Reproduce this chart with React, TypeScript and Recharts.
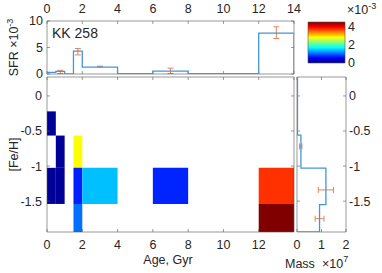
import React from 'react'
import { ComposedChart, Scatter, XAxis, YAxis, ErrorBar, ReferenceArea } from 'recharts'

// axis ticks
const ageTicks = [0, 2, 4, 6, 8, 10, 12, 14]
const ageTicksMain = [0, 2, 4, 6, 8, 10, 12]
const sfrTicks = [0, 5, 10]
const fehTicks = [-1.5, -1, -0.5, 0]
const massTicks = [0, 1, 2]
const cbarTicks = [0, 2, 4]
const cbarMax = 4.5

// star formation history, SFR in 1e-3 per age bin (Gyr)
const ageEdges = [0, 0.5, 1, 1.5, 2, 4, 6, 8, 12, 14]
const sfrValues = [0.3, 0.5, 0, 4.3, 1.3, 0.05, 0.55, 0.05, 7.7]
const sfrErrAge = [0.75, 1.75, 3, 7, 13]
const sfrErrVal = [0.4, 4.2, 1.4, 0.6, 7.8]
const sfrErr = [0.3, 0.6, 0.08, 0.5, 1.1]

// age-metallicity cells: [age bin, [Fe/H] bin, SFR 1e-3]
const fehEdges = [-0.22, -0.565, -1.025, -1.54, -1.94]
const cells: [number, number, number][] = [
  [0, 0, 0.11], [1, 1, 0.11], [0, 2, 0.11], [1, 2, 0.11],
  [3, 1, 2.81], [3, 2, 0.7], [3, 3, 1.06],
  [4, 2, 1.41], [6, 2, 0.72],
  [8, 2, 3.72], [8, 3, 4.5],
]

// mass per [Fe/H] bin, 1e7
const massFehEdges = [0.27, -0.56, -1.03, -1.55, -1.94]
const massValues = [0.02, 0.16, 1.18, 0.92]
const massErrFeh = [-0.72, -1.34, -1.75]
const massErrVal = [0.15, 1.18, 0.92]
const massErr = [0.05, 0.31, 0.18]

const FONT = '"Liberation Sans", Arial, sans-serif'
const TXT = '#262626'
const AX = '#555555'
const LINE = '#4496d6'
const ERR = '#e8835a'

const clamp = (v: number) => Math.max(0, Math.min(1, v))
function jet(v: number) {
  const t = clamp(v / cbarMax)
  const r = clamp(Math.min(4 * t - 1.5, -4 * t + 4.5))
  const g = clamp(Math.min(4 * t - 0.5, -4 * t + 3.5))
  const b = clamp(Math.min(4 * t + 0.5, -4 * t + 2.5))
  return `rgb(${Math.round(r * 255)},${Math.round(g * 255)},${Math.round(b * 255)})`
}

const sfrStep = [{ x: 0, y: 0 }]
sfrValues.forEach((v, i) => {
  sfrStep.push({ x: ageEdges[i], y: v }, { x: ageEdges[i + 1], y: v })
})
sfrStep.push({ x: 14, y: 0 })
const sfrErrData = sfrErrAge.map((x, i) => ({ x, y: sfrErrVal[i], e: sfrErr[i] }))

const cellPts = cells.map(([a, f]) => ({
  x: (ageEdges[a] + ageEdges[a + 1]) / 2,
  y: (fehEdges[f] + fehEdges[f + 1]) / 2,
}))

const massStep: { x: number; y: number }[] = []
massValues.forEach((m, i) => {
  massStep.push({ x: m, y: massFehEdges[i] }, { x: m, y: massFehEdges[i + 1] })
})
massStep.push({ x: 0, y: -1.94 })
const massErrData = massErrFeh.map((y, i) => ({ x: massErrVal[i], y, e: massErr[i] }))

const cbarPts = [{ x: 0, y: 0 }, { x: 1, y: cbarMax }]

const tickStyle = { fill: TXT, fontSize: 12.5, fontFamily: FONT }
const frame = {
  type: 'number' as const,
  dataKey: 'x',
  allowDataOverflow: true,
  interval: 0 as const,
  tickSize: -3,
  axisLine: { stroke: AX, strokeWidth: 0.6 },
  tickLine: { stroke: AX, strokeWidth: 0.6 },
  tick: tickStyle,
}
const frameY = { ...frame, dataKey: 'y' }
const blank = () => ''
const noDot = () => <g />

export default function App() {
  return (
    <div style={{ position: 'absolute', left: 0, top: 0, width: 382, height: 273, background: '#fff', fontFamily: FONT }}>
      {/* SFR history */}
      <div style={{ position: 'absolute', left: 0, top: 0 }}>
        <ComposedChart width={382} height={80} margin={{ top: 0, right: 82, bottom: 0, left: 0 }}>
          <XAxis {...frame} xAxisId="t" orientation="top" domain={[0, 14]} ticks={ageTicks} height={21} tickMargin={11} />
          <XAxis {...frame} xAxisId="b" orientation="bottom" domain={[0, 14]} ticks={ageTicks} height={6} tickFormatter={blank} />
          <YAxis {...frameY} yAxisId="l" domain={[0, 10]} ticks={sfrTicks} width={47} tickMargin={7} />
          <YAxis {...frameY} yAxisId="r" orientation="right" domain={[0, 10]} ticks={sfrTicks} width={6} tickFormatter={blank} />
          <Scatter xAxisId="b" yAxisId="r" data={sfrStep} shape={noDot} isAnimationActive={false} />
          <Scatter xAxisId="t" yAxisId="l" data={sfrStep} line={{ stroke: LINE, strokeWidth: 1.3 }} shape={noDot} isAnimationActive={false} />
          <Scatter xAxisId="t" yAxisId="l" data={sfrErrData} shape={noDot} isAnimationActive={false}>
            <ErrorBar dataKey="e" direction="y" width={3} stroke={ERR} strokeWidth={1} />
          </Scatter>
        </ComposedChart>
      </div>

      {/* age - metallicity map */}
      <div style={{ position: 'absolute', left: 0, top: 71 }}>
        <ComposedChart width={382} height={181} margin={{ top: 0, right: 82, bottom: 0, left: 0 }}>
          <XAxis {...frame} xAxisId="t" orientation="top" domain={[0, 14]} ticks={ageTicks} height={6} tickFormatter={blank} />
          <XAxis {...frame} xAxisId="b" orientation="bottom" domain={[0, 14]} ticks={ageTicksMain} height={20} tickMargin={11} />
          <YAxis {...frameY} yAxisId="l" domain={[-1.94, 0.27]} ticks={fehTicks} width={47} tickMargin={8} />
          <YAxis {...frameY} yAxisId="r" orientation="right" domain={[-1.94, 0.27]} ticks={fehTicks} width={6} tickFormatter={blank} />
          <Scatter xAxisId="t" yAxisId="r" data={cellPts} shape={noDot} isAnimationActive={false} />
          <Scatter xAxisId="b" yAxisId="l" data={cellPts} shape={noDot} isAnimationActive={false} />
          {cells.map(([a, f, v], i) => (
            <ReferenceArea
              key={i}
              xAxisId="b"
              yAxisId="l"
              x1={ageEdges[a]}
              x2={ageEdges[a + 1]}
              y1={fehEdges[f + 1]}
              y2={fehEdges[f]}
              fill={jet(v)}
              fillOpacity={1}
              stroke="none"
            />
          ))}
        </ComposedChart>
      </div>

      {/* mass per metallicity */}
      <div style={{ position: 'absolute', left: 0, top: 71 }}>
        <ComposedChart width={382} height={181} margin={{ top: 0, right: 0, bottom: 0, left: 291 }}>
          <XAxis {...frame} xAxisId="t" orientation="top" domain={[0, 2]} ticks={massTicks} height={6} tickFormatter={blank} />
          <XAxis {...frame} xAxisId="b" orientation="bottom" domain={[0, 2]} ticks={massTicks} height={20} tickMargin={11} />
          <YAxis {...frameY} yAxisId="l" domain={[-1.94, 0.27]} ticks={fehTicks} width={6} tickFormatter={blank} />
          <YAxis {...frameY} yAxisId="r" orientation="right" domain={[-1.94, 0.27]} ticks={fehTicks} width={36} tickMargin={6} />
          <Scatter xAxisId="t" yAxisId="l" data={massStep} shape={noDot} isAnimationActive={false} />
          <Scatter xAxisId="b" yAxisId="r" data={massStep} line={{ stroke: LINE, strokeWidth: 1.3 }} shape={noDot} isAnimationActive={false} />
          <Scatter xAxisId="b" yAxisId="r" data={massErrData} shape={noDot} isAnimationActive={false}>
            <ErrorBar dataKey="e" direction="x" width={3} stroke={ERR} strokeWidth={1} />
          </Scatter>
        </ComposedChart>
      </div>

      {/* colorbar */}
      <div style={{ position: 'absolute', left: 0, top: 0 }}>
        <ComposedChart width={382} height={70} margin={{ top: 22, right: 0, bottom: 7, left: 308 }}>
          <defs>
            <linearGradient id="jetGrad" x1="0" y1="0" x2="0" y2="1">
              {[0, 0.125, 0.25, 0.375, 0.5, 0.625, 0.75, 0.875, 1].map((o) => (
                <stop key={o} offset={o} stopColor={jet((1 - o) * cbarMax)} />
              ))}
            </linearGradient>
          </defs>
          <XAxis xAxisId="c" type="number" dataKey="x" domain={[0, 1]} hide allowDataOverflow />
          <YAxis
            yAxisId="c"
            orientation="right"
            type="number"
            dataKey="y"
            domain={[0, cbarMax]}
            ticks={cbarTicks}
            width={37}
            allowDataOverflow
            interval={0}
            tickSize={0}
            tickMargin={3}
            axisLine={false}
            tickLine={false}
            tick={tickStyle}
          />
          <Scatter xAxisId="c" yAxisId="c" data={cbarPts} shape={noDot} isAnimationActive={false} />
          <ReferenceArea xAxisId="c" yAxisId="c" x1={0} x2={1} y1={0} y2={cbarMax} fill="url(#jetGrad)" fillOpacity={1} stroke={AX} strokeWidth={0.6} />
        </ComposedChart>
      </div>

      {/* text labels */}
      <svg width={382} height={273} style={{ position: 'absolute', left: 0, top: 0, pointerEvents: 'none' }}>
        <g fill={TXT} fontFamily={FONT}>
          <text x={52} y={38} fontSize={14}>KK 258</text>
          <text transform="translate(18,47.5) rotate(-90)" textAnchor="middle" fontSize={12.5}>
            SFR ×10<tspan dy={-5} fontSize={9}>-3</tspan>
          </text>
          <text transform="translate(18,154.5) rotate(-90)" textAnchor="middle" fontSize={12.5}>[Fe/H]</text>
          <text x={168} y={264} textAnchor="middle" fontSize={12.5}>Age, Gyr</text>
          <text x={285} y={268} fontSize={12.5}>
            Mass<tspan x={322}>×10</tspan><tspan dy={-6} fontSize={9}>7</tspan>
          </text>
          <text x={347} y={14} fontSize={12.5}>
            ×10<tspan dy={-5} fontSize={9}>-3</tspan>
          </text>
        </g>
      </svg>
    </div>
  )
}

→ **Instructions to follow**: Report only a number: how many lines in the material above contain the string "React".

→ **Task response**: 2